■ **Instruction**:
Find all lines in the records that include the word "this", and copy them out.

-------- Extracted data --------

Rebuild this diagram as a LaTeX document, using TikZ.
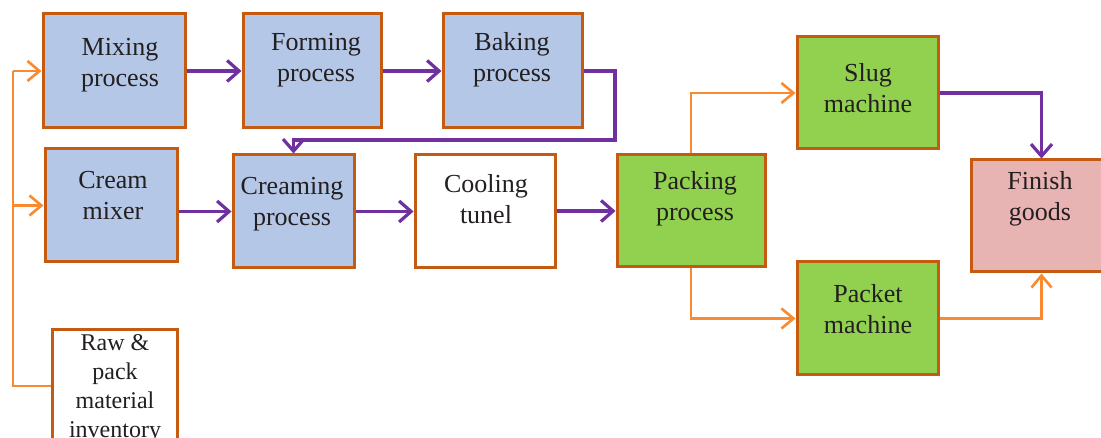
\documentclass[tikz,border=0pt]{standalone}
\usepackage{fontspec}
\setmainfont{Liberation Serif}
\usetikzlibrary{arrows.meta}
\definecolor{bord}{HTML}{C55A11}
\definecolor{bluef}{HTML}{B4C7E7}
\definecolor{greenf}{HTML}{92D050}
\definecolor{pinkf}{HTML}{E8B3B3}
\definecolor{oline}{HTML}{FA8A30}
\definecolor{pline}{HTML}{7030A0}
\definecolor{txt}{HTML}{231F20}
\tikzset{
  box/.style={draw=bord, line width=3pt, inner sep=0pt},
  lbl/.style={align=center, text=txt, font=\fontsize{26}{31}\selectfont, inner sep=0pt},
  oarr/.style={draw=oline, line width=2.6pt, -{Straight Barb[length=12pt,width=20pt,line width=2.6pt]}},
  oline/.style={draw=oline, line width=2.6pt},
  parr/.style={draw=pline, line width=3.2pt, -{Straight Barb[length=12pt,width=21pt,line width=3.2pt]}},
}
\begin{document}
\begin{tikzpicture}[x=1pt,y=-1pt]
\useasboundingbox (0,0) rectangle (1101,438);
% boxes
\node[box, fill=bluef, minimum width=142pt, minimum height=114pt] (mix) at (114,71) {};
\node[box, fill=bluef, minimum width=138pt, minimum height=114pt] (form) at (312,71) {};
\node[box, fill=bluef, minimum width=139pt, minimum height=114pt] (bake) at (512.5,71) {};
\node[box, fill=bluef, minimum width=132pt, minimum height=113pt] (cream) at (111,205.5) {};
\node[box, fill=bluef, minimum width=121pt, minimum height=113pt] (creaming) at (293.5,211.5) {};
\node[box, fill=white, minimum width=140pt, minimum height=113pt] (cool) at (485,211.5) {};
\node[box, fill=greenf, minimum width=148pt, minimum height=112pt] (pack) at (691,211) {};
\node[box, fill=greenf, minimum width=141pt, minimum height=112pt] (slug) at (867.5,93) {};
\node[box, fill=greenf, minimum width=141pt, minimum height=113pt] (packet) at (867.5,318.5) {};
\node[box, fill=pinkf, minimum width=141pt, minimum height=112pt] (finish) at (1041.5,216) {};
\node[box, fill=white, minimum width=125pt, minimum height=112pt] (raw) at (114.5,386) {};
% labels
\node[lbl] (mixT) at (120,65) {Mixing\\process};
\node[lbl] (formT) at (316,60) {Forming\\process};
\node[lbl] (bakeT) at (512,60) {Baking\\process};
\node[lbl] (creamT) at (113,196) {Cream\\mixer};
\node[lbl] (creamingT) at (292,204) {Creaming\\process};
\node[lbl] (coolT) at (486,199) {Cooling\\tunel};
\node[lbl] (packT) at (695,199) {Packing\\process};
\node[lbl] (slugT) at (868,88) {Slug\\machine};
\node[lbl] (packetT) at (868,309) {Packet\\machine};
\node[lbl] (finishT) at (1040,199) {Finish\\goods};
\node[lbl, font=\fontsize{24}{29}\selectfont] (rawT) at (115,389) {Raw \&\\pack\\material\\inventory};
% orange supply lines
\coordinate (trunkTop) at (13,71);
\coordinate (trunkMid) at (13,205.5);
\draw[oline] (raw.west) -| (trunkTop);
\draw[oarr] (trunkTop) -- (mix.west);
\draw[oarr] (trunkMid) -- (cream.west);
% purple process flow
\draw[parr] (mix.east) -- (form.west);
\draw[parr] (form.east) -- (bake.west);
\coordinate (turn) at (615,140);
\draw[parr] (bake.east) -| (turn) -| (creaming.north);
\draw[parr] (cream.east |- creaming.west) -- (creaming.west);
\draw[parr] (creaming.east) -- (cool.west);
\draw[parr] (cool.east |- pack.west) -- (pack.west);
% packing branches
\draw[oarr] (pack.north) |- (slug.west);
\draw[oarr] (pack.south) |- (packet.west);
\draw[parr] (slug.east) -| (finish.north);
\draw[oarr] (packet.east) -| (finish.south);
\end{tikzpicture}
\end{document}
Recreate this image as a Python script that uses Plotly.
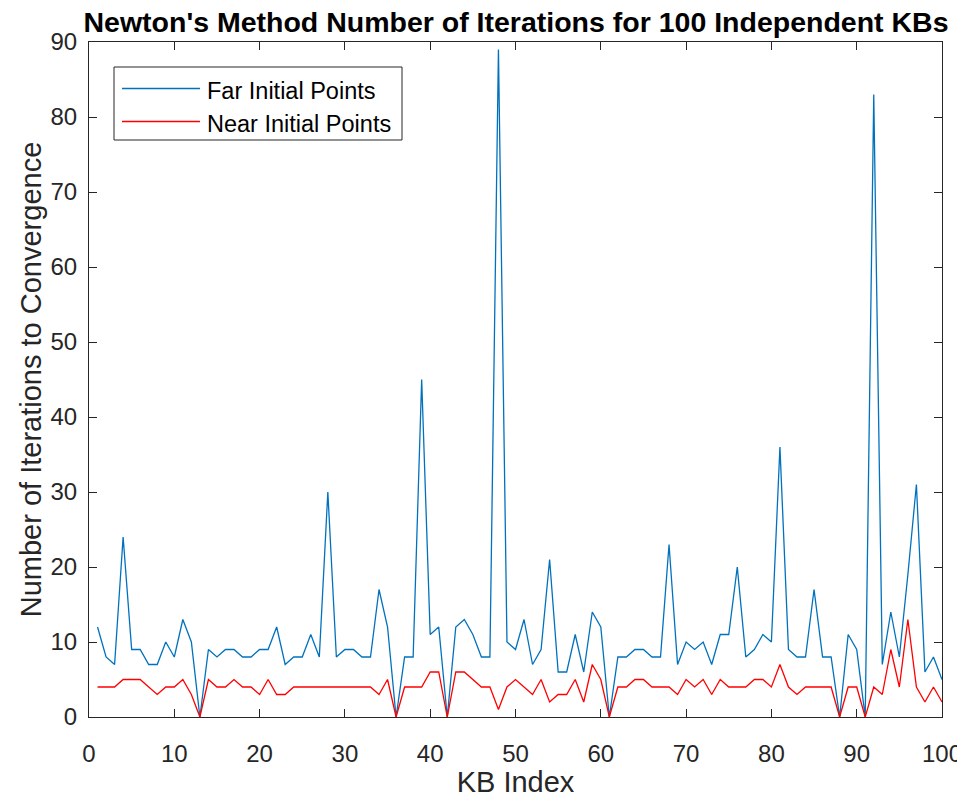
import plotly.graph_objects as go

kb_index = list(range(1, 101))
far_iters = [12, 8, 7, 24, 9, 9, 7, 7, 10, 8,
             13, 10, 0, 9, 8, 9, 9, 8, 8, 9,
             9, 12, 7, 8, 8, 11, 8, 30, 8, 9,
             9, 8, 8, 17, 12, 0, 8, 8, 45, 11,
             12, 0, 12, 13, 11, 8, 8, 89, 10, 9,
             13, 7, 9, 21, 6, 6, 11, 6, 14, 12,
             0, 8, 8, 9, 9, 8, 8, 23, 7, 10,
             9, 10, 7, 11, 11, 20, 8, 9, 11, 10,
             36, 9, 8, 8, 17, 8, 8, 0, 11, 9,
             0, 83, 7, 14, 8, 19, 31, 6, 8, 5]
near_iters = [4, 4, 4, 5, 5, 5, 4, 3, 4, 4,
              5, 3, 0, 5, 4, 4, 5, 4, 4, 3,
              5, 3, 3, 4, 4, 4, 4, 4, 4, 4,
              4, 4, 4, 3, 5, 0, 4, 4, 4, 6,
              6, 0, 6, 6, 5, 4, 4, 1, 4, 5,
              4, 3, 5, 2, 3, 3, 5, 2, 7, 5,
              0, 4, 4, 5, 5, 4, 4, 4, 3, 5,
              4, 5, 3, 5, 4, 4, 4, 5, 5, 4,
              7, 4, 3, 4, 4, 4, 4, 0, 4, 4,
              0, 4, 3, 9, 4, 13, 4, 2, 4, 2]

series_names = ["Far Initial Points", "Near Initial Points"]
series_colors = ["#0072BD", "#FF0000"]

x_ticks = list(range(0, 101, 10))
y_ticks = list(range(0, 91, 10))

FONT = "Liberation Sans, Arial, Helvetica, sans-serif"
AX = "#262626"

W, H = 957, 790   # page body adds an 8px margin
ML, MR, MT, MB = 81, 23, 34, 81

fig = go.Figure()
for name, vals, col in zip(series_names, [far_iters, near_iters], series_colors):
    fig.add_trace(go.Scatter(x=kb_index, y=vals, mode="lines", name=name,
                             line=dict(color=col, width=1.3), showlegend=False))

axis_common = dict(showline=True, linecolor=AX, linewidth=1, mirror="ticks",
                   ticks="inside", ticklen=8, tickcolor=AX, tickwidth=1,
                   showgrid=False, zeroline=False, automargin=False,
                   tickfont=dict(family=FONT, size=24, color=AX))

fig.update_layout(
    width=W, height=H,
    paper_bgcolor="white", plot_bgcolor="white",
    margin=dict(l=ML, r=MR, t=MT, b=MB),
    title=dict(text="<b>Newton's Method Number of Iterations for 100 Independent KBs</b>",
               xref="container", x=508 / W, xanchor="center",
               yref="container", y=1 - 14 / H, yanchor="middle",
               font=dict(family=FONT, size=28.5, color="black")),
    xaxis=dict(range=[0, 100], tickvals=x_ticks, ticklabelstandoff=15,
               title=dict(text="KB Index", font=dict(family=FONT, size=29, color=AX), standoff=3),
               **axis_common),
    yaxis=dict(range=[0, 90], tickvals=y_ticks, ticklabelstandoff=6,
               title=dict(text="Number of Iterations to Convergence",
                          font=dict(family=FONT, size=29, color=AX), standoff=0),
               **axis_common),
    showlegend=False,
)

# Custom MATLAB-style legend box (long line samples); positions in plot-area fractions
def px_x(px):
    return (px - 89) / 853

def px_y(py):
    return (717 - py) / 675

fig.add_shape(type="rect", xref="paper", yref="paper",
              x0=px_x(114), x1=px_x(402), y0=px_y(140), y1=px_y(67),
              line=dict(color=AX, width=1), fillcolor="white", layer="above")
for i, (name, col) in enumerate(zip(series_names, series_colors)):
    ly = 88.5 + i * 33
    fig.add_shape(type="line", xref="paper", yref="paper",
                  x0=px_x(122), x1=px_x(200), y0=px_y(ly), y1=px_y(ly),
                  line=dict(color=col, width=1.3), layer="above")
    fig.add_annotation(xref="paper", yref="paper", x=px_x(205), y=px_y(ly + 2.5),
                       xanchor="left", yanchor="middle", showarrow=False,
                       text=name, font=dict(family=FONT, size=23.5, color="black"))

fig.write_html("out.html")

--------

■ **Task result**:
Rebuild this diagram as a LaTeX document, using TikZ.
Recreate this image as a Python script that uses Plotly.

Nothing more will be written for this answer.